**Goal of the exercise:** List every line in this data where the string "React" occurs.

**Provided information:**
>>>

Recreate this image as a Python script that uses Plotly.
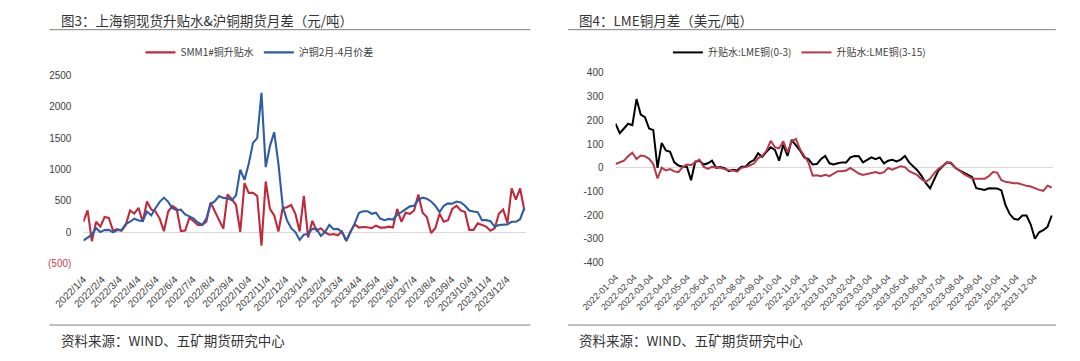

<<<
>>>

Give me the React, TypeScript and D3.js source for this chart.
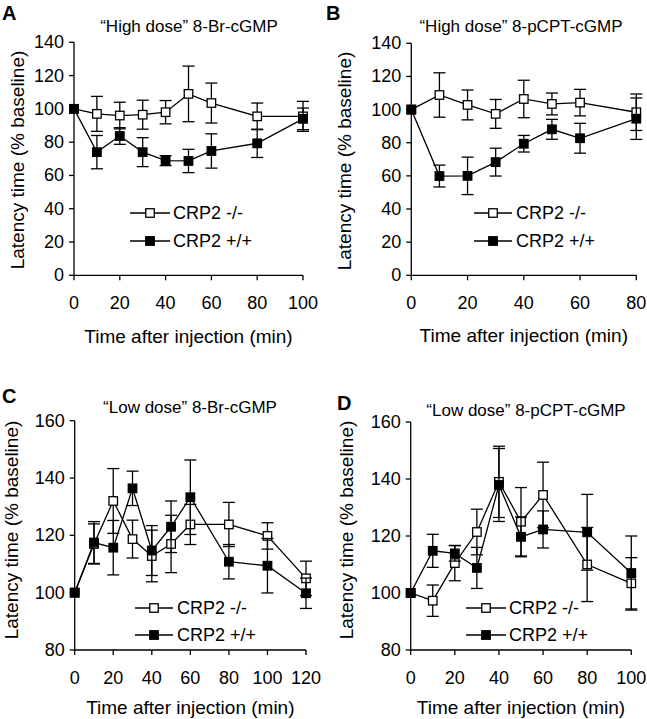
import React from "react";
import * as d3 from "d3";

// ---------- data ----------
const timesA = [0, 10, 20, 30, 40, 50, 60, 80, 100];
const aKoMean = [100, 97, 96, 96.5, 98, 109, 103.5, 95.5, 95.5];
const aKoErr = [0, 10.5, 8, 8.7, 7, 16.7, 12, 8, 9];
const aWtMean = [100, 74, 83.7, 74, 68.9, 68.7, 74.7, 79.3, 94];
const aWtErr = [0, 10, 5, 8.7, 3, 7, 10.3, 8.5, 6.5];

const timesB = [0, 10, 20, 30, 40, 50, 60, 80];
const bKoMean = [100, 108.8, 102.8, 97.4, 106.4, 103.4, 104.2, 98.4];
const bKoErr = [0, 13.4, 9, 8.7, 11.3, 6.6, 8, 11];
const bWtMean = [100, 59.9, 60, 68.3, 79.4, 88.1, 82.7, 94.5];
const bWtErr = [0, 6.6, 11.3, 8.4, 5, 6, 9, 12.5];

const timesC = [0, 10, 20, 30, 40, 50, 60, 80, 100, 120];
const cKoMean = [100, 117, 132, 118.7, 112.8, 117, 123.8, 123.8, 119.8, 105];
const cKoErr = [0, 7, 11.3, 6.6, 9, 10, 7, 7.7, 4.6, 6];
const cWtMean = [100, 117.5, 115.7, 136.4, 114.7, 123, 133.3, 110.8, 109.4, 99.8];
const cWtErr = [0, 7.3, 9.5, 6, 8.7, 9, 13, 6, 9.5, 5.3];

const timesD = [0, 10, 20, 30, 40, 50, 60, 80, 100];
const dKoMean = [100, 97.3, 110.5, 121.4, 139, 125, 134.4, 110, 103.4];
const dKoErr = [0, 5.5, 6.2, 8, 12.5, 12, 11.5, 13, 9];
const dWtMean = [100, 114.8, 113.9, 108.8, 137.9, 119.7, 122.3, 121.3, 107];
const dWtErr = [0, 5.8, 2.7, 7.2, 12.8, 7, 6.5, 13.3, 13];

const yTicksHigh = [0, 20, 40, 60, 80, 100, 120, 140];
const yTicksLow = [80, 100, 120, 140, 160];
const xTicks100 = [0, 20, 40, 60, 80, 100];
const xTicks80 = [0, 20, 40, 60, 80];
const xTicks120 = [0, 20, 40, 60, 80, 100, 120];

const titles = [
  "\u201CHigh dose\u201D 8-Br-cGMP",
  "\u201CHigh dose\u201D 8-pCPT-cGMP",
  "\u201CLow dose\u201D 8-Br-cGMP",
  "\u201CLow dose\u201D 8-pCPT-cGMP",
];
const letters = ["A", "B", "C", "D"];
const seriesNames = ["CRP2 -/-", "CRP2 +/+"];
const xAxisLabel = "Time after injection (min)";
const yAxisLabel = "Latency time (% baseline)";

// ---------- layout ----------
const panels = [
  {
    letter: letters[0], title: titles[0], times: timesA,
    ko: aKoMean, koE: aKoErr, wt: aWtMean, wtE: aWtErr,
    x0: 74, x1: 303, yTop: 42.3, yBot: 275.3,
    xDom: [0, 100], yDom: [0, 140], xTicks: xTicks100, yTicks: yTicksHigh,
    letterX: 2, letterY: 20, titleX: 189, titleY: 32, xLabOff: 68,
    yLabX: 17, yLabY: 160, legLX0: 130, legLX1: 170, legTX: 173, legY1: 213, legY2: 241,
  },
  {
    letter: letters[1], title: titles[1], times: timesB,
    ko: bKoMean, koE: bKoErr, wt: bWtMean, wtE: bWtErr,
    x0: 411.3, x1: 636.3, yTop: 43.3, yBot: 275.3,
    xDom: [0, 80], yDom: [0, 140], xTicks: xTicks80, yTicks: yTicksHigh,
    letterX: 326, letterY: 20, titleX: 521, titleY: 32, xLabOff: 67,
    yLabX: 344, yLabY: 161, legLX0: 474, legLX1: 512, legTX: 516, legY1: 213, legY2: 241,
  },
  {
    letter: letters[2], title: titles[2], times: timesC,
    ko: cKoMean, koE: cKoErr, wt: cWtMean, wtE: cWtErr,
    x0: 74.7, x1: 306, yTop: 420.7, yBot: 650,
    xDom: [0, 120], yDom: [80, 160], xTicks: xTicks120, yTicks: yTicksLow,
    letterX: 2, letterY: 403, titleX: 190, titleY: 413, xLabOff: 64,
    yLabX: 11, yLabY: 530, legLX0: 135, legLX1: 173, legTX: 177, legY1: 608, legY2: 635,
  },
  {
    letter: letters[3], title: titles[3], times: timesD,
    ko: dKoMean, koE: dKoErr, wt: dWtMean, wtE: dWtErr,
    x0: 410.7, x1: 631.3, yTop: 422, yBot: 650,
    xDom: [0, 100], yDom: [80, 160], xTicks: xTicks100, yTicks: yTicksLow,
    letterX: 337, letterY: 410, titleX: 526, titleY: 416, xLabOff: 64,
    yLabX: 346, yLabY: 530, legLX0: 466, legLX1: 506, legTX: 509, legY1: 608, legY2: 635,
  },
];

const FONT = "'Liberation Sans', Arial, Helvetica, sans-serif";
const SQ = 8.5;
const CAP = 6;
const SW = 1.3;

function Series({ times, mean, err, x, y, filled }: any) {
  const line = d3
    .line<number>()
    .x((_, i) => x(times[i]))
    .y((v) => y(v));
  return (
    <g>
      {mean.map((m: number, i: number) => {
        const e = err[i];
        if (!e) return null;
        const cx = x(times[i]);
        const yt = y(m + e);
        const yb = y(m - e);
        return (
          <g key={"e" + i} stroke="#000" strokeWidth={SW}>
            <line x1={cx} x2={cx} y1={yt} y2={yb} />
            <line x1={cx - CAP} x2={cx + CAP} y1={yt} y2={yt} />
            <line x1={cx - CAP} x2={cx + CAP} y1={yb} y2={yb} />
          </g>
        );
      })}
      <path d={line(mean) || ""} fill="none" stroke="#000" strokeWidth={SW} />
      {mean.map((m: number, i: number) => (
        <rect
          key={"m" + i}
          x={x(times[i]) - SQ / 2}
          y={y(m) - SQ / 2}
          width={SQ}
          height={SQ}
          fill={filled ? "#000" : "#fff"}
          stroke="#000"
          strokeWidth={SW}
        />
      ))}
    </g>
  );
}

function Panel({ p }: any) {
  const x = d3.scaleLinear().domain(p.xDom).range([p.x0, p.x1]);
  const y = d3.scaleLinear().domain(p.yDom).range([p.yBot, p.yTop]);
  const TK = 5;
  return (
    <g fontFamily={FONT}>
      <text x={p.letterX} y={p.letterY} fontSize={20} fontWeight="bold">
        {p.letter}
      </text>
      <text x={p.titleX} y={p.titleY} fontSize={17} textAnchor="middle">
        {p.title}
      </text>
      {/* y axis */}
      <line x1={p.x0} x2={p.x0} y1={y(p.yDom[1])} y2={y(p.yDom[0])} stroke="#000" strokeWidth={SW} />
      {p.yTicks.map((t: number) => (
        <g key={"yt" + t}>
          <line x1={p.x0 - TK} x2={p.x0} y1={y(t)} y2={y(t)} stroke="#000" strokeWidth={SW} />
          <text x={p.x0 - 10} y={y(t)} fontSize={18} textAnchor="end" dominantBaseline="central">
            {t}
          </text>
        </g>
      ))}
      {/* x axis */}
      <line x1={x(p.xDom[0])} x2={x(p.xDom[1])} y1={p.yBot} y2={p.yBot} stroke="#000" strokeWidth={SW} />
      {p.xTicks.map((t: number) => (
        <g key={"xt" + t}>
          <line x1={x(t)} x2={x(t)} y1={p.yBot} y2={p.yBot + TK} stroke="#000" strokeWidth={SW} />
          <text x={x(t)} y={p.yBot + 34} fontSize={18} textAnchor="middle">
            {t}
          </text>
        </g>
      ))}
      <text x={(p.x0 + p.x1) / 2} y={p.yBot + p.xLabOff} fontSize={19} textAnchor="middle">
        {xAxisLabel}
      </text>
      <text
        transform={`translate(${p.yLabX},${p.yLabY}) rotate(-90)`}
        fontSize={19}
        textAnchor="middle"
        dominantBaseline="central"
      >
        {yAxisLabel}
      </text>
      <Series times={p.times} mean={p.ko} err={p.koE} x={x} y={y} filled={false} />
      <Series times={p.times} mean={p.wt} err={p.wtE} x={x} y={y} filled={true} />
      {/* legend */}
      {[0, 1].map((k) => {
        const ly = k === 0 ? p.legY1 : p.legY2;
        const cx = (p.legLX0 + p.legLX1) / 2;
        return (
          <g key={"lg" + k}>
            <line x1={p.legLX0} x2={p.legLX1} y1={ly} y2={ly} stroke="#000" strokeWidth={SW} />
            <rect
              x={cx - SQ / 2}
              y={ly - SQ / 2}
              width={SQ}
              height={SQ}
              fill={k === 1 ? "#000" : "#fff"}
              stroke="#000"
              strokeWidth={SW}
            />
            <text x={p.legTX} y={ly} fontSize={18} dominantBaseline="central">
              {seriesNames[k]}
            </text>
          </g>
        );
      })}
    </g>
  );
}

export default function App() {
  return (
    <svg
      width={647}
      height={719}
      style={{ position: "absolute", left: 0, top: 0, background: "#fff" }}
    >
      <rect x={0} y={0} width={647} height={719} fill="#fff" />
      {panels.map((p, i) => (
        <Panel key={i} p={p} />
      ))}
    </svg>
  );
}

<<<
>>>

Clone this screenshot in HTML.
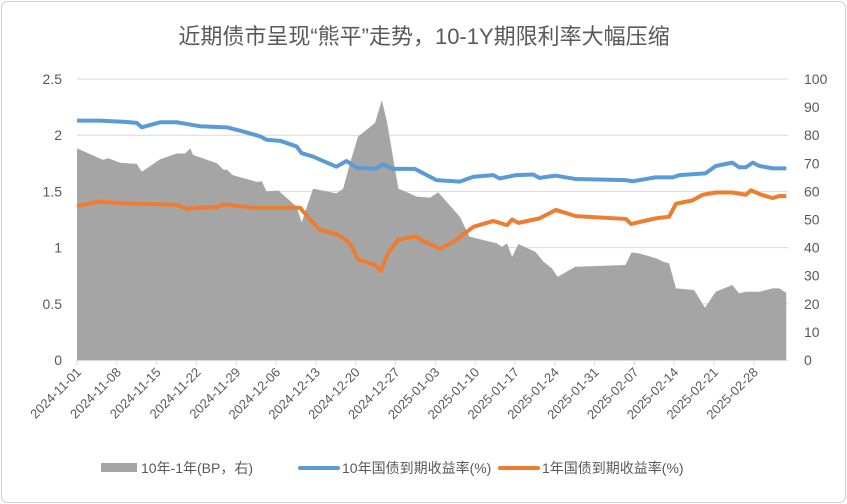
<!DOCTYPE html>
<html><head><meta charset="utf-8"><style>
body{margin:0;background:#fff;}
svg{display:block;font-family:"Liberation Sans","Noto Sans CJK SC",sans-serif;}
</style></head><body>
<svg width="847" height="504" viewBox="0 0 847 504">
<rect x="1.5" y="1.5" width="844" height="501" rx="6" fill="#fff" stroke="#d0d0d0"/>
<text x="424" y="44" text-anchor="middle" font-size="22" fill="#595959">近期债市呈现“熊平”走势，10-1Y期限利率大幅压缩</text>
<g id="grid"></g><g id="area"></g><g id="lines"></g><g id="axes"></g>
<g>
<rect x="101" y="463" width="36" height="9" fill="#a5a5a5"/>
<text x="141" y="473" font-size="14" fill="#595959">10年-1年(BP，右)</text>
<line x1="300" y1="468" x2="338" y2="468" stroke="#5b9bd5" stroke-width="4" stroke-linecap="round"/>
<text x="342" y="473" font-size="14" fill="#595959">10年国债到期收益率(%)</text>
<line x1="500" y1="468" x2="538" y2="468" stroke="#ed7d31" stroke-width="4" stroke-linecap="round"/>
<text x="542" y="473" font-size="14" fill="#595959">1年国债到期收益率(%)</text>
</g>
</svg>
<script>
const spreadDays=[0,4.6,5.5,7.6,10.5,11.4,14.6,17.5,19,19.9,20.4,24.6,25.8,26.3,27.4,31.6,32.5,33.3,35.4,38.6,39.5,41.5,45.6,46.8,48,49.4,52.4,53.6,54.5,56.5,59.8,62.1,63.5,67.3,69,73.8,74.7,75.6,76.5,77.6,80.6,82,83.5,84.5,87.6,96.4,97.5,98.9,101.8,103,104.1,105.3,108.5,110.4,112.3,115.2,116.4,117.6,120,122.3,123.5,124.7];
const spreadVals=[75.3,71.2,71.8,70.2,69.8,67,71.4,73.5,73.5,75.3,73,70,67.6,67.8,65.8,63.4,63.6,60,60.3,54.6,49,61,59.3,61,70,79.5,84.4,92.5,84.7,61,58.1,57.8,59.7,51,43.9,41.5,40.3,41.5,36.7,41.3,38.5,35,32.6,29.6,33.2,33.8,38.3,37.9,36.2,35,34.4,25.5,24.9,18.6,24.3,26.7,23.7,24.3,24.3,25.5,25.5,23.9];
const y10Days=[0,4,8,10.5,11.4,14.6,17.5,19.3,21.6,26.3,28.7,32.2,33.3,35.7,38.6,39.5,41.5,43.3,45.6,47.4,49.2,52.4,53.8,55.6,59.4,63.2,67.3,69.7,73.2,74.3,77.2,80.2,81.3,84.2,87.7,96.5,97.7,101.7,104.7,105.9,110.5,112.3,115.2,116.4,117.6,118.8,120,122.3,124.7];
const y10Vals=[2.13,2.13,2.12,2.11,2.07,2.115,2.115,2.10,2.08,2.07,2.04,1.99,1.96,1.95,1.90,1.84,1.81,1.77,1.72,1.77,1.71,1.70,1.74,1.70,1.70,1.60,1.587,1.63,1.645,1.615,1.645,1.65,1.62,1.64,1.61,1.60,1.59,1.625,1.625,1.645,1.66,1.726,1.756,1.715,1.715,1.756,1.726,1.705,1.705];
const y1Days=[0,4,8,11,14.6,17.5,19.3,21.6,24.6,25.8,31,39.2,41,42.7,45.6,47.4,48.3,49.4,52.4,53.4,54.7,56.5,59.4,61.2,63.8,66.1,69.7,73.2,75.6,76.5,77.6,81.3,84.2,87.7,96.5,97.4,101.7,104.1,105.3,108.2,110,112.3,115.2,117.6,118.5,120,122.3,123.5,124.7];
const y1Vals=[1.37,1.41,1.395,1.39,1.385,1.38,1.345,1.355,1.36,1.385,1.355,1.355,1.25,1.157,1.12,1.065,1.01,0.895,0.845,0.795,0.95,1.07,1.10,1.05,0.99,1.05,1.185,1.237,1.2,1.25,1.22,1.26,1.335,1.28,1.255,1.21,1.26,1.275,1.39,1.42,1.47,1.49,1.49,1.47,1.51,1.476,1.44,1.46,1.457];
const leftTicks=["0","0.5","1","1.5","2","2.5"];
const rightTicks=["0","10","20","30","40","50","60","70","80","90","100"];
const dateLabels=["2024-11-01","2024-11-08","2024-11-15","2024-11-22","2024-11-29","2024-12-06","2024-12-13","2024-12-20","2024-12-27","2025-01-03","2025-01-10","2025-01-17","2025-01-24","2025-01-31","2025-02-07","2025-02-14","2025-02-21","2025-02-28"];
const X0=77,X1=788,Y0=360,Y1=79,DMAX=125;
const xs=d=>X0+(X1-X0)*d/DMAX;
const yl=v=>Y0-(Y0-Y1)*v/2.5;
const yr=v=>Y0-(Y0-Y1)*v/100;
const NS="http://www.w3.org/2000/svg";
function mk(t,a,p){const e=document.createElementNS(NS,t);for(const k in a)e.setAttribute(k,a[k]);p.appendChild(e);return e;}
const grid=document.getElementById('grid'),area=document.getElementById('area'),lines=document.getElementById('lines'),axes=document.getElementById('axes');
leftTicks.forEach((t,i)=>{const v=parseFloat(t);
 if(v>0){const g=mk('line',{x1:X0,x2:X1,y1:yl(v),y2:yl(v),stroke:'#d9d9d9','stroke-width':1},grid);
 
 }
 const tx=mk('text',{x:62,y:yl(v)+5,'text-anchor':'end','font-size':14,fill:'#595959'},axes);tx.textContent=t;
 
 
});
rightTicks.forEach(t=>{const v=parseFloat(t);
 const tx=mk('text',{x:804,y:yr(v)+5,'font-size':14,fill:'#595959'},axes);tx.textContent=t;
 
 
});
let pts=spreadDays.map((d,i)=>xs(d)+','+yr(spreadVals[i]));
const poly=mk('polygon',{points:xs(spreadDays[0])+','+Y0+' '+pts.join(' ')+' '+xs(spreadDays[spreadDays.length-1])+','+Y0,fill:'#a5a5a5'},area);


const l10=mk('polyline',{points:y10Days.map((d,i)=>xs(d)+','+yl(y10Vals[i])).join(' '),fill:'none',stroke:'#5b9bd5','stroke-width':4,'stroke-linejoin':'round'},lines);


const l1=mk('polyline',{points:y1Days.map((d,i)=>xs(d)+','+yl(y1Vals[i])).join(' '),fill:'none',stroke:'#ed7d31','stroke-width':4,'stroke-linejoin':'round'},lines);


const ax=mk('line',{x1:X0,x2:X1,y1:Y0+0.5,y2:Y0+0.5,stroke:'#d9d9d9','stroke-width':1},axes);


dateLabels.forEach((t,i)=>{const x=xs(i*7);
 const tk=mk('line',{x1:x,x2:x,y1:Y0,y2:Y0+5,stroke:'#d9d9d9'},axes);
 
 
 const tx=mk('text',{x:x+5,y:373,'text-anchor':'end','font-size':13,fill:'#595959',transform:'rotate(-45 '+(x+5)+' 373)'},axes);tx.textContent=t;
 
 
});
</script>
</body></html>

<<<

**Full solution:**
Give me the React, TypeScript and D3.js source for this chart.
import React from "react";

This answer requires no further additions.